Allen's CRIME & MISDEMEANORS covers all the same philosophical ground, but with rye humor and melancholy to leaven the heavy-handed goings on. The Martin Landau subplot from C & M is in fact lifted whole and turned into MATCH POINT, unburdened by C & M's humor, texture or Checkovian elan. All that gets replaced by the mechanics of planning and committing murder, and then covering it up. C & M left that stuff out to focus on the impact of the event on the characters, not plot machinations.

I really don't understand the hoopla here, folks. The image of a naked emperor wearing invisible clothes has suddenly popped into my head. Now if i could only turn that emperor into an empress that looks like charlize theron, it would end up being a pretty good day for me.

Edgy DC
Jan 31 2006 08:34 AM

It was the frequent self-plagiarization that first made me pull the chain to get off the Woody Allen bus.

Vic Sage
Jan 31 2006 12:11 PM

well, thats not a big deal to me.

Great artists frequently have a limited number of things to say. They merely learn to say them in different, more interesting ways.

If you look at the films of John Ford, f'rinstance, you'll find recurring motifs, actors, characters, themes, images, all over the place. Yet each is a unique statement.

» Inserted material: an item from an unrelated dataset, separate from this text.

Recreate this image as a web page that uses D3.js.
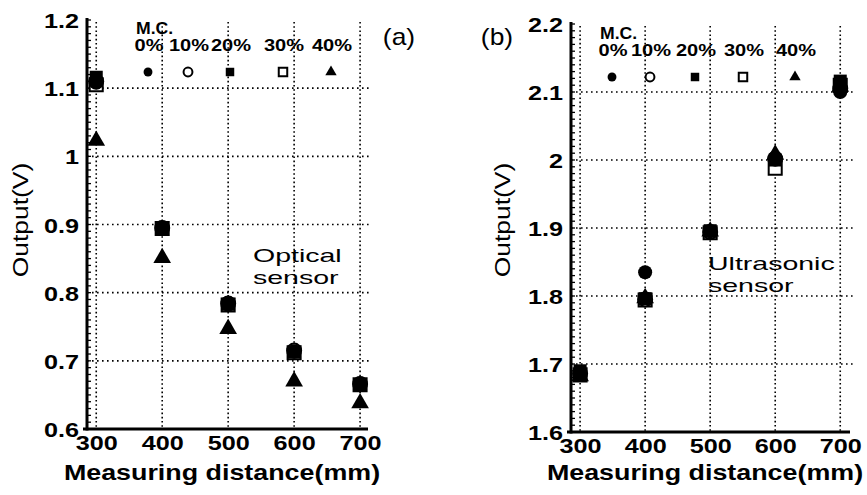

Hawks even uses the same basic plot to expess the same basic ideas in RIO BRAVO, EL DORADO and RIO LOBO. It can be quite interesting to see how a director chooses to tackle the same material at different points in his career.

But that Allen used the same plot to express the same idea... but he simply did it LESS well the 2nd time... is kind of sad, in the same way that RIO LOBO ended up a sad kind of Hawks film.

If Allen wanted to take that plot and that theme and inject it into a noir-ish thriller, then fine. But Allen doesn't have the chops to direct a thriller, and thats the problem.

Edgy DC
Jan 31 2006 12:19 PM
Edited 1 time(s), most recently on Jan 31 2006 12:37 PM

Recurring actors? John Ford had more than recurring actors, he had a stock company, reloading only to replace George O'Brien with John Wayne after O'Brien abondoned him on a binge in the Phillipines.

Recurring themes? Great. Big themes need to be developed over time to resonate anything substantial. What would E.M. Forster be without recurring themes?

Actual recurring plot lines in writing, and recurring gags (What's wrong with masturbation? I don't insult your hobbies.), not so much.

Vic Sage
Jan 31 2006 12:20 PM

i hear ya.

sharpie
Jan 31 2006 01:27 PM

Sage has bread on his mind:

but with rye humor and melancholy to leaven the heavy-handed goings on.

Edgy DC
Jun 06 2006 07:11 PM

It's a flat, humorless depiction of loathsome people doing loathsome things and getting away with it. Its turn from UPSTAIRS, DOWNSTAIRS soap opera to noir-ish thriller is silly, with a script that enduced inappropriate laughter amongst the audience. It's a "thriller" for about 15 minutes. Good ending, though.


I pulled the plug before the ending. CC Ryder is in there watching the ending now. I had to withdraw and throw up.